§ Provided material:
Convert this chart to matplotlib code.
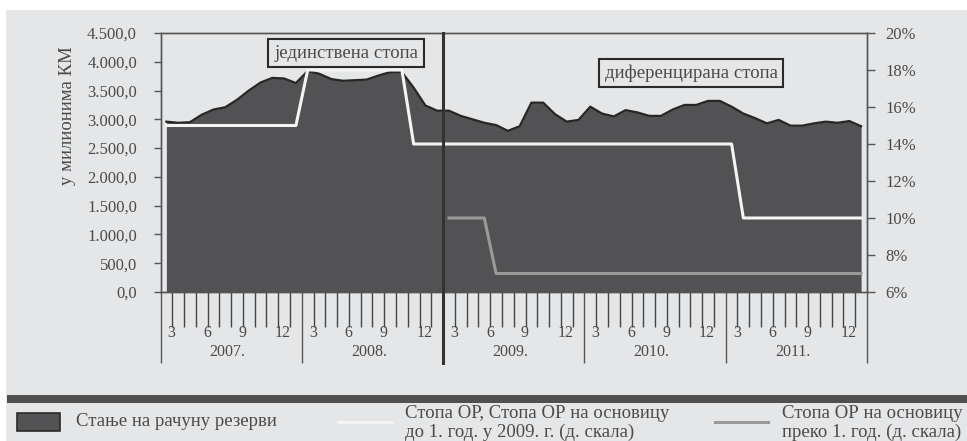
import matplotlib
matplotlib.use("Agg")
import matplotlib.pyplot as plt
import matplotlib.transforms as mtransforms
from matplotlib.patches import Rectangle
from matplotlib.lines import Line2D
import numpy as np

plt.rcParams['font.family'] = ['Liberation Serif', 'DejaVu Serif']

# ---- data (monthly, Jan 2007 - Dec 2011) ----
years = ['2007.', '2008.', '2009.', '2010.', '2011.']
month_labels = ['3', '6', '9', '12']
reserves = [2960, 2940, 2950, 3080, 3170, 3210, 3340, 3500, 3640, 3720, 3710, 3630,
            3840, 3790, 3700, 3670, 3680, 3690, 3760, 3820, 3820, 3550, 3240, 3150,
            3150, 3060, 3000, 2940, 2900, 2800, 2880, 3290, 3290, 3090, 2960, 2990,
            3220, 3100, 3050, 3160, 3120, 3060, 3060, 3170, 3250, 3250, 3320, 3320,
            3220, 3100, 3020, 2930, 2990, 2890, 2890, 2930, 2960, 2940, 2970, 2880]
rate_main = [15]*12 + [18]*9 + [14]*28 + [10]*11
rate_long = [np.nan]*24 + [10]*4 + [7]*32

left_ticks = [0, 500, 1000, 1500, 2000, 2500, 3000, 3500, 4000, 4500]
left_tick_labels = ['0,0', '500,0', '1.000,0', '1.500,0', '2.000,0', '2.500,0',
                    '3.000,0', '3.500,0', '4.000,0', '4.500,0']
right_ticks = [6, 8, 10, 12, 14, 16, 18, 20]
right_tick_labels = ['6%', '8%', '10%', '12%', '14%', '16%', '18%', '20%']

BG = '#e5e6e8'
TXT = '#4a4a4a'
FILL = '#525254'

W, H = 967, 441
fig = plt.figure(figsize=(W/100, H/100), dpi=100)
fig.patch.set_facecolor('white')
fig.patches.append(Rectangle((6/W, 0), 1, 1 - 10/H, transform=fig.transFigure,
                             facecolor=BG, edgecolor='none', zorder=-10))

ax = fig.add_axes([160.5/W, 1 - 292/H, (867 - 160.5)/W, (292 - 33)/H])
ax.set_facecolor(BG)
x = np.arange(len(reserves)) + 0.5
ax.fill_between(x, reserves, 0, color=FILL, linewidth=0, zorder=2)
ax.plot(x, reserves, color='#262626', lw=1.6, zorder=3)
ax.set_xlim(0, 60)
ax.set_ylim(0, 4500)
ax.set_yticks(left_ticks)
ax.set_yticklabels(left_tick_labels)
for s in ax.spines.values():
    s.set_color('#555555')
    s.set_linewidth(1.0)
ax.tick_params(axis='y', direction='out', length=5, width=1, color='#555555',
               labelsize=12, labelcolor=TXT, pad=12)
ax.set_xticks(np.arange(0, 61, 12))
ax.set_xticks([m for m in range(1, 60) if m % 12 != 0], minor=True)
ax.tick_params(axis='x', which='major', direction='out', length=51, width=1.0,
               color='#555555', labelbottom=False)
ax.tick_params(axis='x', which='minor', direction='out', length=25, width=1.0,
               color='#444444', labelbottom=False)

trans = mtransforms.blended_transform_factory(ax.transData, ax.transAxes)
month_pos = {'3': 0.95, '6': 3.97, '9': 6.95, '12': 10.4}
for yi, yl in enumerate(years):
    for ml in month_labels:
        ax.text(12*yi + month_pos[ml], -41/259, ml, transform=trans, ha='center',
                va='center', fontsize=11.5, color=TXT)
    ax.text(12*yi + 5.7, -60/259, yl, transform=trans, ha='center', va='center',
            fontsize=11.5, color=TXT)

ax2 = ax.twinx()
ax2.set_ylim(6, 20)
ax2.set_yticks(right_ticks)
ax2.set_yticklabels(right_tick_labels)
ax2.tick_params(axis='y', direction='out', length=6, width=1, color='#555555',
                labelsize=12, labelcolor=TXT, pad=7)
for s in ax2.spines.values():
    s.set_color('#555555')
    s.set_linewidth(1.0)
ax2.plot(x, rate_main, color='#f4f4f4', lw=2.2, zorder=4)
ax2.plot(x, rate_long, color='#9a9a9a', lw=2.2, zorder=4)
ax2.plot([24, 24], [1, -71/259], transform=trans, color='#333333', lw=2.2,
         clip_on=False, zorder=6)

ax2.text((346 - 160.5)/706.5, (292 - 53)/259, 'јединствена стопа',
         transform=ax.transAxes, ha='center', va='center', fontsize=13.5, color=TXT,
         zorder=7, bbox=dict(boxstyle='square,pad=0.3', facecolor=BG,
                             edgecolor='#2a2a2a', linewidth=1.5))
ax2.text((691 - 160.5)/706.5, (292 - 73)/259, 'диференцирана стопа',
         transform=ax.transAxes, ha='center', va='center', fontsize=13.5, color=TXT,
         zorder=7, bbox=dict(boxstyle='square,pad=0.3', facecolor=BG,
                             edgecolor='#2a2a2a', linewidth=1.5))

fig.text(67/W, 1 - 116/H, 'у милионима КМ', rotation=90, ha='center', va='center',
         fontsize=13.5, color=TXT)

# ---- legend area ----
fig.patches.append(Rectangle((7/W, 1 - 403/H), 1, 8/H, transform=fig.transFigure,
                             facecolor='#505050', edgecolor='none'))
fig.patches.append(Rectangle((17/W, 1 - 431/H), 43/W, 18/H, transform=fig.transFigure,
                             facecolor=FILL, edgecolor='#2a2a2a', linewidth=1.2))
fig.text(76/W, 1 - 422/H, 'Стање на рачуну резерви', ha='left', va='center',
         fontsize=13.5, color=TXT)
fig.lines.append(Line2D([338/W, 392/W], [1 - 422/H]*2, transform=fig.transFigure,
                        color='#f4f4f4', lw=2.2))
fig.text(405/W, 1 - 413/H, 'Стопа ОР, Стопа ОР на основицу', ha='left', va='center',
         fontsize=13.5, color=TXT)
fig.text(405/W, 1 - 432/H, 'до 1. год. у 2009. г. (д. скала)', ha='left', va='center',
         fontsize=13.5, color=TXT)
fig.lines.append(Line2D([715/W, 768/W], [1 - 422/H]*2, transform=fig.transFigure,
                        color='#9a9a9a', lw=2.2))
fig.text(782/W, 1 - 413/H, 'Стопа ОР на основицу', ha='left', va='center',
         fontsize=13.5, color=TXT)
fig.text(782/W, 1 - 432/H, 'преко 1. год. (д. скала)', ha='left', va='center',
         fontsize=13.5, color=TXT)

fig.savefig('out.png', dpi=100, facecolor=fig.get_facecolor())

§ Objective: Find all lines holding the string "matplotlib" and copy them.

§ Answer:
Convert this chart to matplotlib code.
import matplotlib
matplotlib.use("Agg")
import matplotlib.pyplot as plt
import matplotlib.transforms as mtransforms
from matplotlib.patches import Rectangle
from matplotlib.lines import Line2D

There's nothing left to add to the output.